Anche la scelta dell’ex presidente della Repubblica Itamar Franco come ambasciatore in Italia non è parsa la più appropriata e questo ha certamente ritardato il processo di valorizzazione reciproca fra i due paesi. Parimenti, il ruolo dei consolati onorari brasiliani in Italia (Bari, Bologna, Firenze, Venezia, Napoli e Palermo) non è avvertibile in termini di promozione degli interscambi economici e culturali. Sul versante italiano non si può non sottolineare come grandi aziende italiane quali Fiat e Telecom abbiano fatto affari d’oro in terra brasiliana in un 2004 che ha fatto segnare picchi assoluti nella produzione industriale e nel volume delle esportazioni. Segnali contrastanti, dunque. Da una parte un immenso paese che “parla italiano” paragonabile ad un grande aereo che è da troppo tempo sulla pista di decollo pronto per spiccare il volo.
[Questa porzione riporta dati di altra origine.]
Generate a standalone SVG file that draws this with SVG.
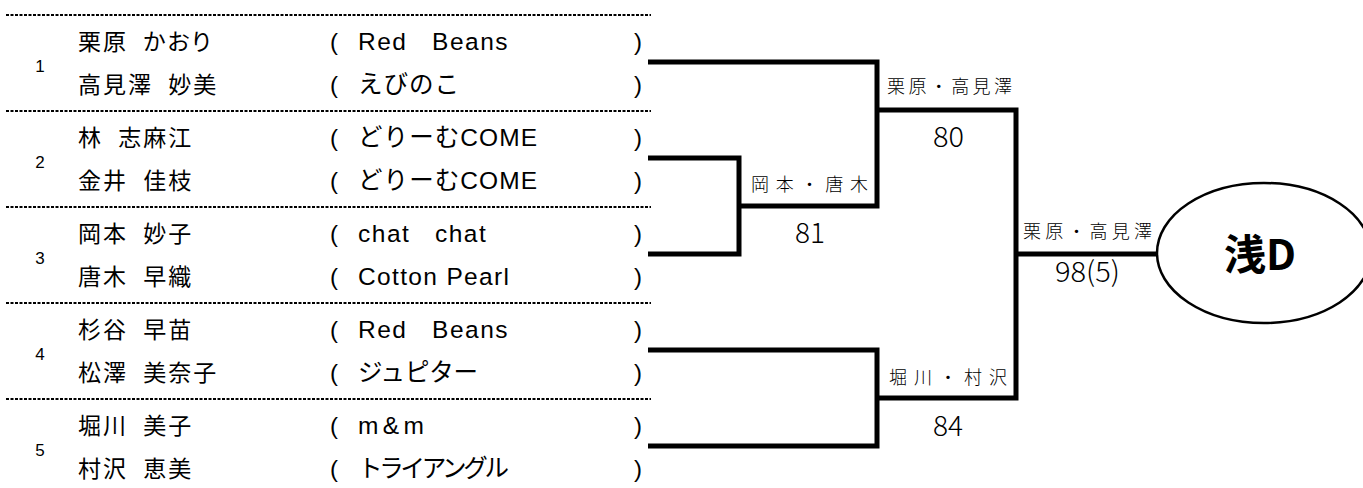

Dall’altra l’Italia che non scorge nella significativa presenza di oriundi italiani in Brasile un’opportunità per diventarne uno dei principali partner.
Anche sotto il profilo culturale, campo nel quale gli immigrati italiani si sono particolarmente distinti (Portinari, Bardi, Volpi), non si può certo dire che le cose vadano meglio. L’Istituto Brasile Italia (Ibrit) che opera in collaborazione con il Consolato di Milano corre il rischio di chiudere l’attività a causa del taglio dei fondi da Brasilia. A questo punto, una visita del presidente Inácio Lula nel Bel Paese sarebbe quanto mai auspicabile e potrebbe dare un fondamentale contributo all’intensificazione dei rapporti fra Italia e Brasile. E sarebbe auspicabile che Lula venisse in Italia a mostrare non solo il Brasile di `Fome zero` e gli innumerevoli progetti di cooperazione sociale in atto, ma anche e soprattutto il Brasile che produce ed esporta, che fa cultura. Il Brasile del futuro.
Luiz Fernando Furlan, il più “italiano” dei ministri di Lula, cresciuto in una famiglia dove l’utilizzo del dialetto veneto era pane quotidiano, alla terra delle sue origini ci aveva pensato. Aveva intelligentemente colto le grandi affinità fra i due Paesi conoscendo bene il mood degli italobrasiliani, che l’Italia ce l’hanno ancora stretta nel cuore. Ha solo scelto la persona sbagliata. Ma l’intuizione era giusta.